Thursday, January 9, 2014

Labor Force Participation by Education

Here's an interesting graph from the Cleveland Fed:

I know I'm kind of beating a dead horse here, but each new chart I see of LFP seems to show the same pattern.  Everyone talks as if cyclical factors are the overwhelming issue in LFP, yet again and again, when we slice up the labor force, we find that other factors are so much more important that it's hard to even see the cyclical effects.

There is some cyclical effect, and it can be visually magnified by showing aggregate LFP over a short time frame with a very tight scale on the y-axis.

But, whether we categorize workers by age or education level, these factors are many times more significant than cyclical effects.

And, here again with education levels, as with age groups, we find this long term, very linear down trend across almost all categories of a little more than 1% per decade.  The decline is slightly steeper here compared to the age group trends, and it is accelerating downward, because the aging issue is pulling the levels of all of the education categories down.

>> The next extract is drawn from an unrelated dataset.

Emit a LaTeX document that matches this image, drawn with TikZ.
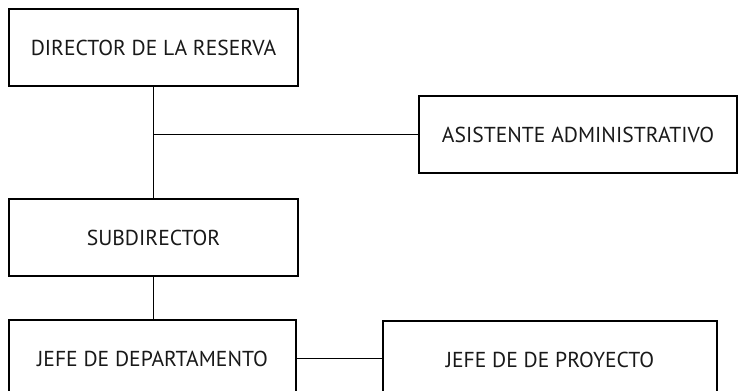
\documentclass[tikz,border=0pt]{standalone}
\usepackage{fontspec}
\setmainfont{PT Sans}
\usetikzlibrary{positioning}

\tikzset{
    cargo/.style={draw, line width=0.7pt, minimum height=1.54cm, inner sep=0pt,
        font=\fontsize{12.3}{14}\selectfont, text=black!90},
    enlace/.style={line width=0.7pt}
}

\begin{document}
\begin{tikzpicture}[x=0.02cm, y=0.02cm]
    \useasboundingbox (0, 0) rectangle (743, -390);
    \clip (0, 0) rectangle (743, -390);
    % columna izquierda
    \node[cargo, minimum width=5.78cm] (director) at (153.5, -47.5) {DIRECTOR DE LA RESERVA};
    \node[cargo, minimum width=5.78cm] (subdirector) at (153.5, -237.5) {SUBDIRECTOR};
    \node[cargo, minimum width=5.74cm] (jefedep) at (152.5, -358.5) {JEFE DE DEPARTAMENTO};
    % derecha
    \node[cargo, minimum width=6.36cm] (asistente) at (578, -134.5) {ASISTENTE ADMINISTRATIVO};
    \node[cargo, minimum width=6.68cm] (jefepro) at (550, -359.5) {JEFE DE DE PROYECTO};
    \coordinate (rama) at (director.south |- asistente.west);
    \draw[enlace]
    (director.south) -- (subdirector.north)
    (rama) -- (asistente.west)
    (subdirector.south) -- (subdirector.south |- jefedep.north)
    (jefedep.east) -- (jefedep.east -| jefepro.west);
\end{tikzpicture}
\end{document}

The most interesting item here is that the one category of worker where LFP has been rising over the long term is the "Less than High School" category.

Once again, this just doesn't look to me like a LFP trend that is falling because workers at the lower tiers of the labor force are quitting out of desperation.  There are deeper issues working here - either some labor market disruptions such as rising health care costs, or simply the choices of a wealthier society - which may not have or need an obvious solution.